Given Japanese courts' bias against the plaintiffs in rape cases, it seems evident that if the defendant were a Japanese man, he may never have been indicted. But deep, negative stereotypes exist about American military men, too. Locals insist that soldiers act here in ways they never would at home. They blame the effects of battle training, coupled with upbringing in rough areas and poor education. And though it's left unsaid, it's hard to believe they think race plays no role. "When a suspect is black and from the military, people here assume he must be guilty," says lawyer Eddie-Callagain, who is also black. "Meanwhile, whenever something happens, the rest of us think: oh, please, don't let him be black."

Back at the American village a month after the incident, a matsuri (festival) is in full swing. Children wave cotton candy and scoop at goldfish with paper nets. Shirtless skateboarders do stunts on an open walkway. Women in shorts and bikini tops lick at jewel-colored snow cones. In the shadow of a giant Ferris wheel with a Coca-Cola logo and a two-story emporium called the American Depot march a cavalry of drum-banging young Japanese men. They're sweating through their traditional Okinawan outfits of purple bandannas and swinging orange coats.

But across the street, in front of a billboard for the movie Pearl Harbor, is another group of Okinawans from Ryukyu University.

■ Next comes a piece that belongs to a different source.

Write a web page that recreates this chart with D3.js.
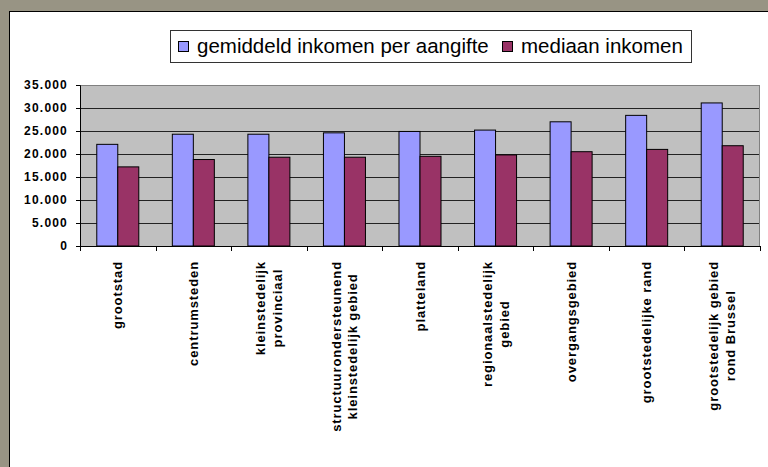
<!DOCTYPE html>
<html>
<head>
<meta charset="utf-8">
<script src="https://cdn.jsdelivr.net/npm/d3@7"></script>
<style>
  body { margin: 0; background: #989484; }
  svg { display: block; }
</style>
</head>
<body>
<div class="graph"></div>
<script>
// data
const categories = [
  "grootstad",
  "centrumsteden",
  "kleinstedelijk\nprovinciaal",
  "structuurondersteunend\nkleinstedelijk gebied",
  "platteland",
  "regionaalstedelijk\ngebied",
  "overgangsgebied",
  "grootstedelijke rand",
  "grootstedelijk gebied\nrond Brussel"
];
const seriesNames = ["gemiddeld inkomen per aangifte", "mediaan inkomen"];
const gemiddeld = [22100, 24300, 24300, 24600, 24900, 25200, 27000, 28400, 31100];
const mediaan = [17200, 18800, 19300, 19300, 19500, 19800, 20500, 21000, 21800];
const yTicks = [0, 5000, 10000, 15000, 20000, 25000, 30000, 35000];
const colors = ["#9999ff", "#993366"];

const W = 768, H = 467;
const margin = {top: 85, left: 80};
const width = 680, height = 161;

const svg = d3.select(".graph").append("svg")
  .attr("width", W)
  .attr("height", H);

// white chart panel
svg.append("rect")
  .attr("x", 9.5).attr("y", 11.5)
  .attr("width", W + 20).attr("height", H + 20)
  .attr("fill", "#fff")
  .attr("stroke", "#000");

const x0 = d3.scaleBand().domain(d3.range(categories.length)).range([0, width]).paddingInner(0.444).paddingOuter(0.222);
const xOuter = d3.scaleBand().domain(d3.range(categories.length)).range([0, width]);
const x1 = d3.scaleBand().domain([0, 1]).range([0, x0.bandwidth()]);
const y = d3.scaleLinear().domain([0, 35000]).range([height, 0]);

const g = svg.append("g")
  .attr("transform", "translate(" + margin.left + "," + margin.top + ")");

g.append("rect")
  .attr("width", width).attr("height", height)
  .attr("fill", "#c0c0c0");

// gridlines
g.selectAll(".grid")
  .data(yTicks.filter(d => d > 0))
  .enter().append("line")
    .attr("x1", 0).attr("x2", width)
    .attr("y1", d => Math.round(y(d)) + 0.5)
    .attr("y2", d => Math.round(y(d)) + 0.5)
    .attr("stroke", d => d === 35000 ? "#808080" : "#222")
    .attr("stroke-width", 1);

g.append("line")
  .attr("x1", width - 0.5).attr("x2", width - 0.5)
  .attr("y1", 0).attr("y2", height)
  .attr("stroke", "#808080");

// bars
const series = [gemiddeld, mediaan];
series.forEach((vals, s) => {
  g.selectAll(".bar" + s)
    .data(vals)
    .enter().append("rect")
      .attr("x", (d, i) => x0(i) + x1(s))
      .attr("y", d => y(d))
      .attr("width", x1.bandwidth())
      .attr("height", d => height - y(d))
      .attr("fill", colors[s])
      .attr("stroke", "#000")
      .attr("stroke-width", 1);
});

// y axis
const yAxis = d3.axisLeft(y)
  .tickValues(yTicks)
  .tickSize(4)
  .tickPadding(8)
  .tickFormat(d => d === 0 ? "0" : d3.format(",")(d).replace(",", "."));

const gy = g.append("g").call(yAxis);
gy.select(".domain").attr("stroke", "#000");
gy.selectAll(".tick line").attr("stroke", "#000");
gy.selectAll(".tick text")
  .attr("font-family", "Liberation Sans, Arial, sans-serif")
  .attr("font-size", 12)
  .attr("font-weight", "bold")
  .attr("letter-spacing", "1.2px")
  .attr("fill", "#000");

// x axis line and ticks
g.append("line")
  .attr("x1", 0).attr("x2", width)
  .attr("y1", height + 0.5).attr("y2", height + 0.5)
  .attr("stroke", "#000");

g.selectAll(".xtick")
  .data(d3.range(categories.length + 1))
  .enter().append("line")
    .attr("x1", d => Math.round(d * xOuter.step()) + 0.5)
    .attr("x2", d => Math.round(d * xOuter.step()) + 0.5)
    .attr("y1", height).attr("y2", height + 5)
    .attr("stroke", "#000");

// category labels, rotated
const lineGap = 17;
const labels = g.selectAll(".cat")
  .data(categories)
  .enter().append("g")
    .attr("transform", (d, i) => "translate(" + (xOuter(i) + xOuter.bandwidth() / 2) + "," + (height + 15) + ") rotate(-90)");

labels.each(function(d) {
  const lines = d.split("\n");
  const sel = d3.select(this);
  const texts = lines.map((t, k) => sel.append("text")
    .attr("y", (k - (lines.length - 1) / 2) * lineGap)
    .attr("dy", "0.35em")
    .attr("text-anchor", "middle")
    .attr("font-family", "Liberation Sans, Arial, sans-serif")
    .attr("font-size", 13)
    .attr("font-weight", "bold")
    .attr("letter-spacing", "0.9px")
    .attr("fill", "#000")
    .text(t));
  const maxW = d3.max(texts, t => t.node().getComputedTextLength());
  texts.forEach(t => t.attr("x", -maxW / 2));
});

// legend
const legend = svg.append("g");
legend.append("rect")
  .attr("x", 170.5).attr("y", 30.5)
  .attr("width", 521).attr("height", 32)
  .attr("fill", "#fff")
  .attr("stroke", "#333");

const legendItems = [
  {name: seriesNames[0], x: 178, tx: 197},
  {name: seriesNames[1], x: 502, tx: 521}
];
legendItems.forEach((it, i) => {
  legend.append("rect")
    .attr("x", it.x + 0.5).attr("y", 41.5)
    .attr("width", 10).attr("height", 10)
    .attr("fill", colors[i])
    .attr("stroke", "#000");
  legend.append("text")
    .attr("x", it.tx).attr("y", 53)
    .attr("font-family", "Liberation Sans, Arial, sans-serif")
    .attr("font-size", 20.5)
    .attr("fill", "#000")
    .text(it.name);
});
</script>
</body>
</html>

The students wave banners and shout hoarsely into bullhorns: "We oppose American bases on Okinawa! We oppose President Bush! We oppose violence to women! We will not rest till the bases go!"

At dusk outside the gates of Kadena Air Force Base, neon signs flicker on as servicemen begin to congregate, poking around in the clothing stores, buying yakitori on sticks from street vendors and horsing around. Some of the men later make their way to the dance clubs, others to the billiard bars. As midnight approaches, carloads of women pull into the parking lots nearby. They fix their lipstick in the rearview mirrors and tease out their hair as if according to some military instruction manual. It's as if they're going into battle.